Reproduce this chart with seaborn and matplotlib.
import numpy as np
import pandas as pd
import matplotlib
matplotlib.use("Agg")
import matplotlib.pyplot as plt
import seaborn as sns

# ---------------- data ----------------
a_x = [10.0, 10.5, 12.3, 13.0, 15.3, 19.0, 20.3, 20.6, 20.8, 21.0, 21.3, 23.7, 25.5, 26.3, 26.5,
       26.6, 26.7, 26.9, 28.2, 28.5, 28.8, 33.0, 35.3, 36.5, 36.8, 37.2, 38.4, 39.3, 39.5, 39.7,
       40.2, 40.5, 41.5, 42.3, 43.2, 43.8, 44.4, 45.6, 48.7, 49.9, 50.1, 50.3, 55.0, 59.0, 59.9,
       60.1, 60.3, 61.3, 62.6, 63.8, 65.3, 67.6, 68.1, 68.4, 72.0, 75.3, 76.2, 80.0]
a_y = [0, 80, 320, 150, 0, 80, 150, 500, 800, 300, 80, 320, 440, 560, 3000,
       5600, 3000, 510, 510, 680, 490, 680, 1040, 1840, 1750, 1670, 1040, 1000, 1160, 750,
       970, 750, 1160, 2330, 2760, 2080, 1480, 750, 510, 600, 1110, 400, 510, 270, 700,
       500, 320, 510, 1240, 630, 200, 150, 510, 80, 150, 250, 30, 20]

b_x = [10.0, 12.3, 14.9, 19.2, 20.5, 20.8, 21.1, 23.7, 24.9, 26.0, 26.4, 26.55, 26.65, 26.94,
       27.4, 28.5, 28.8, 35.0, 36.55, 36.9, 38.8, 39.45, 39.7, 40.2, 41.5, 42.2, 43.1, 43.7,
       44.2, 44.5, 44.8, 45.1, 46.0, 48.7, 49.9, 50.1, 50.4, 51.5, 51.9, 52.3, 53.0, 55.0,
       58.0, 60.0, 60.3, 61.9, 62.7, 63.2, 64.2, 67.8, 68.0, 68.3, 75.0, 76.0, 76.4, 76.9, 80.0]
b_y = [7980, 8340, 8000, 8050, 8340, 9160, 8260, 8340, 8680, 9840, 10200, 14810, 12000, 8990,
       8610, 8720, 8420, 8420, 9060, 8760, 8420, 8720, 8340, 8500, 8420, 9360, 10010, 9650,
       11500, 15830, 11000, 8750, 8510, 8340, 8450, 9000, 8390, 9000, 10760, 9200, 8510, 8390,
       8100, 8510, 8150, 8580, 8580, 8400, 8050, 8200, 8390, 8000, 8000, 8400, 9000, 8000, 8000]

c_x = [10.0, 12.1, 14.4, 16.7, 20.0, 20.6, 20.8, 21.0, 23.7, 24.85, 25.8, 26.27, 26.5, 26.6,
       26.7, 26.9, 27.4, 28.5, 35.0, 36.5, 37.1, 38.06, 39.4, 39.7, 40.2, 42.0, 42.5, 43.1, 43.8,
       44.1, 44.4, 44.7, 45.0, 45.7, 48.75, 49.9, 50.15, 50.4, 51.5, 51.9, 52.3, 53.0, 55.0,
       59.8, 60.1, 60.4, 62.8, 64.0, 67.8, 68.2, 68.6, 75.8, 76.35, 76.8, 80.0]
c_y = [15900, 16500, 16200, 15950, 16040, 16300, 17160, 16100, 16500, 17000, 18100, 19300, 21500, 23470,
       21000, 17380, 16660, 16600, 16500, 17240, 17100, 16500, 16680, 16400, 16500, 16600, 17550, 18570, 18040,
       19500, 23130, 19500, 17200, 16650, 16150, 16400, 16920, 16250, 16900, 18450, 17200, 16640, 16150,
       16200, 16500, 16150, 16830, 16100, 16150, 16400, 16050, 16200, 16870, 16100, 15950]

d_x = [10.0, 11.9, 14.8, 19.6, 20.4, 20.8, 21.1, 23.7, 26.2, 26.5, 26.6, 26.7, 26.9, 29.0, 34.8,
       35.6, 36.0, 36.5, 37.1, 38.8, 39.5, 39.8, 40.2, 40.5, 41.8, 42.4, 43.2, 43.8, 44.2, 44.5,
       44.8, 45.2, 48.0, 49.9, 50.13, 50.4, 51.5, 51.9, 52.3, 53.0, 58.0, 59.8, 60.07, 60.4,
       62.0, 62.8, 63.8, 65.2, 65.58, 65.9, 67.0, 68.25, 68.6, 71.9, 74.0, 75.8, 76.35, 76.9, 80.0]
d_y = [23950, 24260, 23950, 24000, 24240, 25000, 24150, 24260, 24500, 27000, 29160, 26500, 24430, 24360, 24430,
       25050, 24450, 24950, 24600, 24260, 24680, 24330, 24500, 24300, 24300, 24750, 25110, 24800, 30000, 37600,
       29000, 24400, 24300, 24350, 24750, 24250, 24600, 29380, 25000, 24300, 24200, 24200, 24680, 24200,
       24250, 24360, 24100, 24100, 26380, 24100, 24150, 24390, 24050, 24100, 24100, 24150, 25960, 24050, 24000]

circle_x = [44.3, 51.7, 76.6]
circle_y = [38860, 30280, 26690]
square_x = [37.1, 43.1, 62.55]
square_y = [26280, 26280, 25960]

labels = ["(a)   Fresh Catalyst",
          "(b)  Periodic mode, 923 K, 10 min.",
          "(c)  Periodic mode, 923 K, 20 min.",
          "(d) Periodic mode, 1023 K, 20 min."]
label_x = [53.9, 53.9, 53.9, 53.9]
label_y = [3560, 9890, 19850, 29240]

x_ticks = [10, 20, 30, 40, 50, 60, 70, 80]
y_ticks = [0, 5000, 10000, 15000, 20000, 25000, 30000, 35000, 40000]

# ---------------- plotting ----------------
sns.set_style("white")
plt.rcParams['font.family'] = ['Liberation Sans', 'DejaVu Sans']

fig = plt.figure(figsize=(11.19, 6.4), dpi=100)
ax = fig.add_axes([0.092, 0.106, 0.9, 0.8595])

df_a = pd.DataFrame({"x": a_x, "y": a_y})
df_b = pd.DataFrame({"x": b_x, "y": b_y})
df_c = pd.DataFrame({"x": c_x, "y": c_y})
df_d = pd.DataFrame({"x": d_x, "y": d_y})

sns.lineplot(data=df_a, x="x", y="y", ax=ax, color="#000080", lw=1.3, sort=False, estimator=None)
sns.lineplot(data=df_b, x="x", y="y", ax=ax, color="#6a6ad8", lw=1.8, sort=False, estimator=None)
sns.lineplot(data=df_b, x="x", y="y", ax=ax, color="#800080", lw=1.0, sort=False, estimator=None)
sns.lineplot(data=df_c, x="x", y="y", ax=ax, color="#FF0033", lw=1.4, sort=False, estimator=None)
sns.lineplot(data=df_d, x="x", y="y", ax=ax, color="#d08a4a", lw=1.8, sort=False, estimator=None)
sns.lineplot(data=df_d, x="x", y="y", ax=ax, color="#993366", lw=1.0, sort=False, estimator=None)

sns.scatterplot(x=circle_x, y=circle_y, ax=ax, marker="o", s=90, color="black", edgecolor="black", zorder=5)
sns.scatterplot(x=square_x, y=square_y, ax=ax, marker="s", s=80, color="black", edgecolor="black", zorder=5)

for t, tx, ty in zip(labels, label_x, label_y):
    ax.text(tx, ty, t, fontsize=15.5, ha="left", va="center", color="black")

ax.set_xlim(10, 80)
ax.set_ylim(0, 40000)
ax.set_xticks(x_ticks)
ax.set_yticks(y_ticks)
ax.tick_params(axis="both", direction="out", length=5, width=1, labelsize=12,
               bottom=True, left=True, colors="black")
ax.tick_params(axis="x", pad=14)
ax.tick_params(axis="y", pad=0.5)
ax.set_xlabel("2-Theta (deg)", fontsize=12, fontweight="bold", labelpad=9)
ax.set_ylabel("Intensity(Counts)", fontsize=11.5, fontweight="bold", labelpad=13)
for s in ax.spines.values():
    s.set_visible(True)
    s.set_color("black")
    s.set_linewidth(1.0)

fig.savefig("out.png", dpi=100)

### Your task
Everything from the first line above up to and including the line that contains "import seaborn as sns" should be printed exactly; please print only that.

### In response
Reproduce this chart with seaborn and matplotlib.
import numpy as np
import pandas as pd
import matplotlib
matplotlib.use("Agg")
import matplotlib.pyplot as plt
import seaborn as sns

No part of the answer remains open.